La Pignasecca è sede del più noto mercato alimentare della città. Essa deve il nome a una pineta che sorgeva proprio nel luogo in cui si trova il mercato. Il termine “Pignasecca” si rifà, in particolare, a un’antica credenza popolare: si racconta, infatti, che un vescovo napoletano fece affiggere sul tronco di un pino una bolla di scomunica e, appena il foglio fu appoggiato all’albero, questo si seccò di colpo. Da allora la “Pignasecca” ha questo nome che ancora oggi la caratterizza. Proprio qui, in questa zona popolare e popolosa della città, si trova l’antico ospedale dei “Pellegrini” con le sue due chiese, la stazione della ferrovia “Vesuviana” e quella della “Funicolare di Montesanto”, che collega il quartiere alla collina del Vomero. Arrivo in Via Trinità delle Monache, su di essa si affaccia il grande edificio che fino a qualche anno fa ha ospitato “l’Ospedale Militare”, che risale al 1536. Esso fu fondato da donna Vittoria de Silva, monaca del convento di ” S. Gerolamo delle Monache”. Lei ebbe il permesso da Papa Clemente VIII di fondare il nuovo convento: “Trinità delle Monache”. Sull’altare maggiore si trovano due splendidi quadri: “La S.S.Trinità che incorona la Vergine ” e “I Santi della Santa Fede”. In una delle cappelline laterali è, inoltre, rappresentata una “Immacolata con gli S.S.Francesco e Antonio di Battistello Caracciolo. E’ una delle più famose strade dei Quartieri Spagnoli e prende il nome da una chiesa situata a Piazza Carità, costruita nel 1694 e destinata a un conservatorio di suore. Poi Via S. Liborio dove penso a “Filumena Maturano” di Eduardo De Filippo nella quale è rievocata la storia di una ragazza diventata prostituta per necessità. Filumena, infatti, abitava in un “basso” insieme a tanti altri componenti della sua famiglia.

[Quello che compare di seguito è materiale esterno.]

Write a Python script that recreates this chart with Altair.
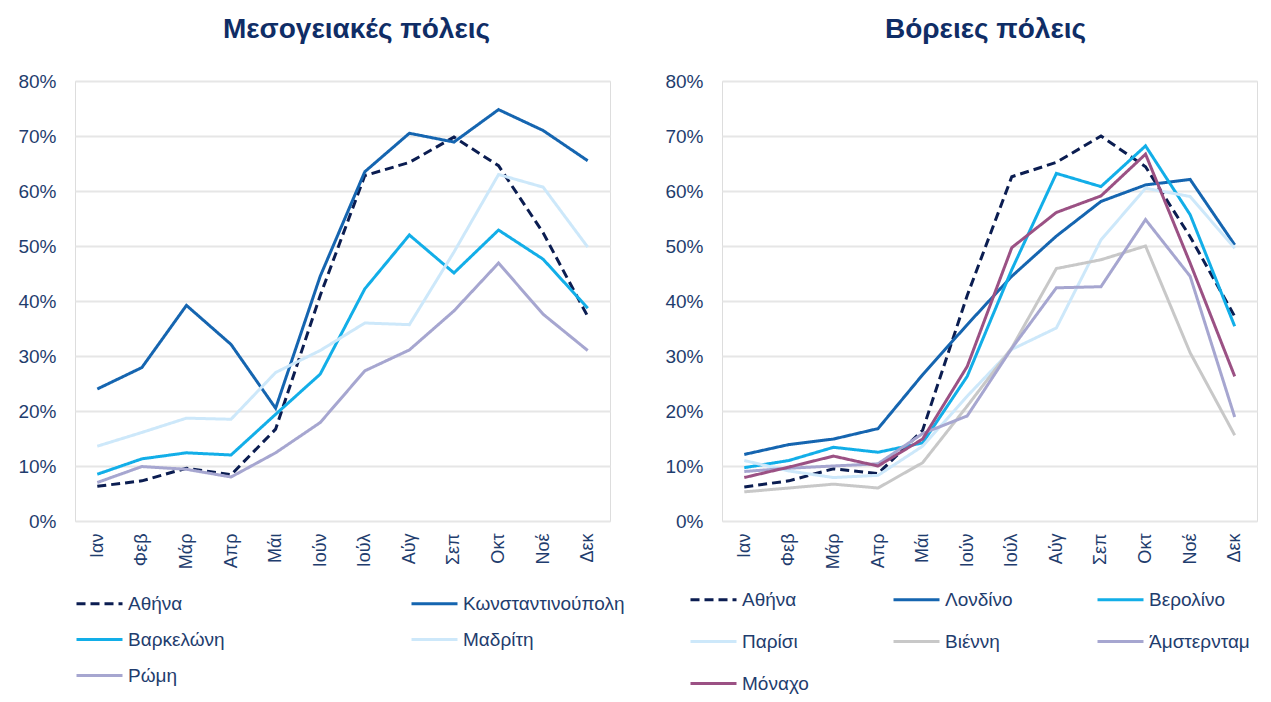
import altair as alt
import pandas as pd

months = ["Ιαν", "Φεβ", "Μάρ", "Απρ", "Μάι", "Ιούν", "Ιούλ", "Αύγ", "Σεπ", "Οκτ", "Νοέ", "Δεκ"]

# Mediterranean cities (occupancy %)
med_athens = [6.3, 7.3, 9.6, 8.4, 16.7, 41.0, 62.8, 65.2, 69.8, 64.6, 52.4, 37.2]
med_konst = [24.0, 27.9, 39.2, 32.1, 20.5, 44.5, 63.5, 70.5, 68.9, 74.8, 71.0, 65.5]
med_barc = [8.5, 11.3, 12.4, 12.0, 19.4, 26.7, 42.2, 52.0, 45.1, 52.9, 47.6, 38.7]
med_madrid = [13.6, 16.1, 18.7, 18.5, 27.0, 31.0, 36.0, 35.7, 48.9, 63.0, 60.7, 49.8]
med_rome = [7.0, 9.9, 9.4, 8.0, 12.4, 17.9, 27.3, 31.1, 38.2, 46.9, 37.6, 31.0]

# Northern cities (occupancy %)
nor_athens = [6.2, 7.3, 9.5, 8.6, 16.5, 41.0, 62.6, 65.2, 70.0, 64.4, 51.7, 37.2]
nor_london = [12.1, 13.9, 14.9, 16.8, 26.6, 35.7, 44.5, 51.8, 58.1, 61.1, 62.1, 50.2]
nor_berlin = [9.7, 11.0, 13.4, 12.5, 14.2, 26.3, 45.7, 63.2, 60.8, 68.2, 55.7, 35.4]
nor_paris = [11.0, 9.1, 7.9, 8.3, 13.6, 22.7, 31.2, 35.1, 51.1, 60.5, 59.0, 49.6]
nor_vienna = [5.3, 6.0, 6.7, 6.0, 10.6, 20.9, 31.5, 45.9, 47.5, 50.0, 30.6, 15.6]
nor_amst = [9.0, 9.6, 10.0, 10.4, 15.9, 19.1, 31.4, 42.4, 42.6, 54.8, 44.5, 18.9]
nor_munich = [7.9, 9.8, 11.8, 10.0, 14.9, 28.1, 49.7, 56.1, 59.1, 66.7, 46.9, 26.3]

med_names = ["Αθήνα", "Κωνσταντινούπολη", "Βαρκελώνη", "Μαδρίτη", "Ρώμη"]
med_series = [med_athens, med_konst, med_barc, med_madrid, med_rome]
med_colors = ["#0b1d51", "#1565b0", "#12aee8", "#cde8fa", "#a6a6d0"]

nor_names = ["Αθήνα", "Λονδίνο", "Βερολίνο", "Παρίσι", "Βιέννη", "Άμστερνταμ", "Μόναχο"]
nor_series = [nor_athens, nor_london, nor_berlin, nor_paris, nor_vienna, nor_amst, nor_munich]
nor_colors = ["#0b1d51", "#1565b0", "#12aee8", "#cde8fa", "#c8c8c8", "#a6a6d0", "#9b5184"]


def build(names, series):
    rows = []
    for n, vals in zip(names, series):
        for m, v in zip(months, vals):
            rows.append({"city": n, "month": m, "value": v / 100.0})
    return pd.DataFrame(rows)


TXT = "#1f3d6e"
FONT = "Liberation Sans"


def legend(cols, colpad, rowpad, lx, ly):
    return alt.Legend(
        title=None,
        orient="none",
        legendX=lx,
        legendY=ly,
        direction="horizontal",
        columns=cols,
        columnPadding=colpad,
        rowPadding=rowpad,
        symbolType="M-2.3,0H2.3",
        symbolSize=400,
        symbolStrokeWidth=3,
        symbolFillColor="transparent",
        labelFontSize=19,
        labelColor=TXT,
        labelFont=FONT,
        labelOffset=17,
        labelLimit=400,
        gridAlign="each",
    )


def panel(names, series, colors, title, width, cols, colpad, rowpad, lx, ly, tdx):
    df = build(names, series)
    dashes = [[9, 5]] + [[1, 0]] * (len(names) - 1)
    return (
        alt.Chart(df)
        .mark_line(strokeWidth=3)
        .encode(
            x=alt.X(
                "month:O",
                sort=months,
                scale=alt.Scale(type="point", padding=0.5),
                axis=alt.Axis(
                    title=None,
                    labelAngle=-90,
                    labelFontSize=18,
                    labelColor=TXT,
                    labelFont=FONT,
                    domain=False,
                    ticks=False,
                    labelPadding=12,
                    labelBaseline="middle",
                    labelAlign="right",
                ),
            ),
            y=alt.Y(
                "value:Q",
                scale=alt.Scale(domain=[0, 0.8]),
                axis=alt.Axis(
                    title=None,
                    format=".0%",
                    values=[0, 0.1, 0.2, 0.3, 0.4, 0.5, 0.6, 0.7, 0.8],
                    labelFontSize=19,
                    labelColor=TXT,
                    labelFont=FONT,
                    domain=False,
                    ticks=False,
                    labelPadding=19,
                    gridColor="#e6e6e6",
                    gridWidth=2,
                ),
            ),
            color=alt.Color(
                "city:N",
                sort=names,
                scale=alt.Scale(domain=names, range=colors),
                legend=legend(cols, colpad, rowpad, lx, ly),
            ),
            strokeDash=alt.StrokeDash(
                "city:N",
                sort=names,
                scale=alt.Scale(domain=names, range=dashes),
                legend=legend(cols, colpad, rowpad, lx, ly),
            ),
        )
        .properties(
            width=width,
            height=440,
            title=alt.TitleParams(
                title, fontSize=28, font=FONT, fontWeight="bold", color="#0f2d66",
                offset=28, dx=tdx
            ),
        )
    )


left = panel(med_names, med_series, med_colors, "Μεσογειακές πόλεις", 535, 2, 180, 14, 13, 511, 14)
right = panel(nor_names, nor_series, nor_colors, "Βόρειες πόλεις", 535, 3, 78, 20, -20, 507, -4)

chart = (
    alt.hconcat(left, right, spacing=38)
    .resolve_scale(color="independent", strokeDash="independent")
    .resolve_legend(color="independent", strokeDash="independent")
    .properties(padding={"left": 9, "top": 7, "right": 0, "bottom": 0})
    .configure_view(stroke=None)
    .configure(background="white")
)

chart.save("out.html", embed_options={"renderer": "svg", "actions": False})
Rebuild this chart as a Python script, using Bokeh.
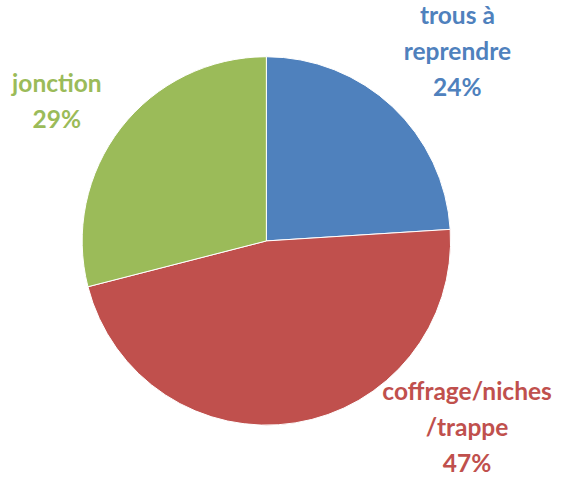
import math
from bokeh.plotting import figure
from bokeh.models import Range1d, ColumnDataSource
from bokeh.core.properties import value
from bokeh.embed import file_html
from bokeh.resources import INLINE

categories = ["trous à\nreprendre", "coffrage/niches\n/trappe", "jonction"]
percents = [24, 47, 29]
colors = ["#4F81BD", "#C0504D", "#9BBB59"]

# layout (label block centres, in reference-image pixel units)
label_x = [470, 480, 58]
label_y = [52, 440, 103]

W, H = 557, 477
p = figure(width=W, height=H, output_backend="svg", toolbar_location=None,
           x_range=Range1d(0, 573), y_range=Range1d(-493, 0),
           min_border=0)
p.axis.visible = False
p.grid.visible = False
p.outline_line_color = None
p.background_fill_color = "white"
p.border_fill_color = "white"

total = sum(percents)
starts, ends = [], []
a = math.pi / 2
for v in percents:
    s = a
    e = a - 2 * math.pi * v / total
    starts.append(e)
    ends.append(s)
    a = e

src = ColumnDataSource(dict(start=starts, end=ends, color=colors))
p.wedge(x=273.5, y=-248.5, radius=189.5, start_angle="start", end_angle="end",
        color="color", line_color="white", line_width=1, source=src)

texts = [f"{c}\n{v}%" for c, v in zip(categories, percents)]
tsrc = ColumnDataSource(dict(x=label_x, y=[-v for v in label_y], text=texts, color=colors))
p.text(x="x", y="y", text="text", text_color="color", source=tsrc,
       text_font=value("Lato"), text_font_style="bold", text_font_size="24.5px",
       text_align="center", text_baseline="middle", text_line_height=1.24)

open("out.html", "w").write(file_html(p, INLINE))
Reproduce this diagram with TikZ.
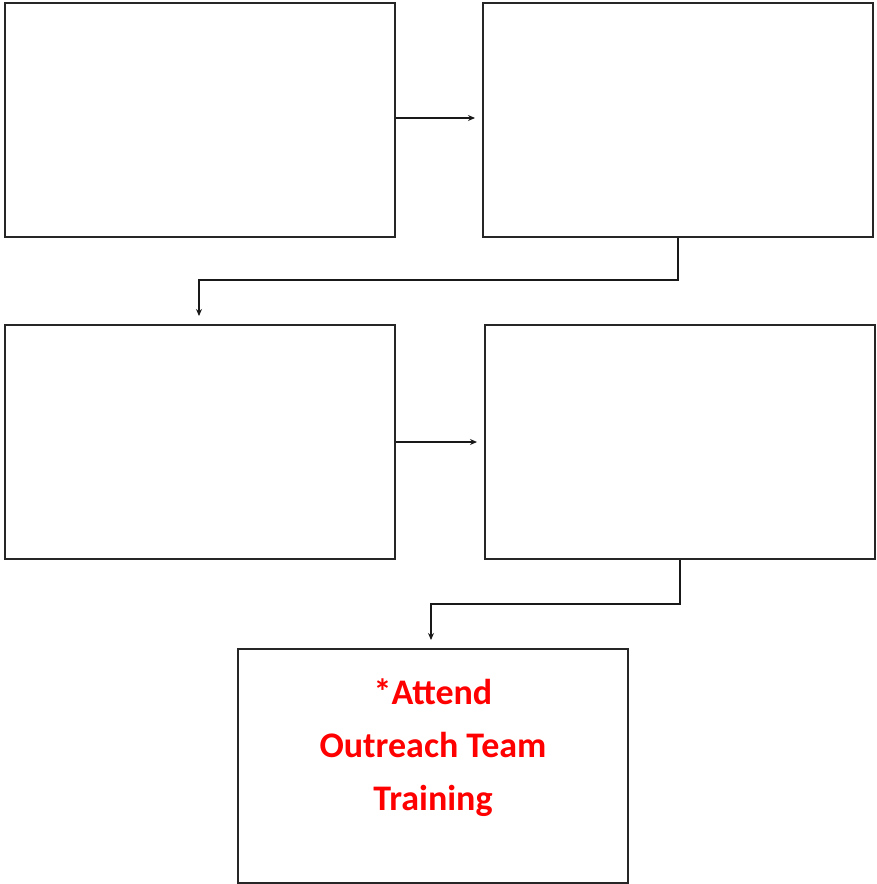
\documentclass[tikz,border=0pt]{standalone}
\usepackage{fontspec}
\setmainfont{Carlito}
\usetikzlibrary{arrows.meta}
\begin{document}
\begin{tikzpicture}[x=1pt,y=1pt,
  boxstyle/.style={draw=black!85,line width=2pt,fill=white,minimum width=390pt,minimum height=234pt,inner sep=0pt,anchor=north west},
  conn/.style={draw=black!90,line width=1.5pt,-{Stealth[length=7pt,width=6pt]}}]
\useasboundingbox (0,0) rectangle (876,-884);
\node[boxstyle] (b1) at (4,-2) {};
\node[boxstyle] (b2) at (482,-2) {};
\node[boxstyle] (b3) at (4,-324) {};
\node[boxstyle] (b4) at (484,-324) {};
\node[boxstyle] (b5) at (237,-648) {};
\node[text=red,font=\bfseries\fontsize{36}{53}\selectfont,align=center] (t) at (b5.center) [yshift=18pt] {*Attend\\Outreach Team\\Training};
\coordinate (c1) at (475,-118);
\draw[conn] (b1.east |- c1) -- (c1);
\coordinate (c3) at (477,-442);
\draw[conn] (b3.east |- c3) -- (c3);
\coordinate (a2) at (678,-280);
\coordinate (e2) at (199,-316);
\draw[conn] (b2.south -| a2) -- (a2) -- (a2 -| e2) -- (e2);
\coordinate (a4) at (680,-604);
\coordinate (e4) at (431,-640);
\draw[conn] (b4.south -| a4) -- (a4) -- (a4 -| e4) -- (e4);
\end{tikzpicture}
\end{document}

Ecco, ho finito e mi fermo, ho vissuto tre ore di qualità della vita che pochi possono vivere e l’ho vissuta perché vivo qui in questa città “esagerata” dove quello che ho vissuto forse non è “vendibile”. Pensate che patrimonio straordinario se si riuscisse a “sentirlo”di più e in qualche modo riuscire a farlo”vivere”anche ad altri. Servono registi di valore, traduttori per turisti e interpreti per viaggiatori esigenti.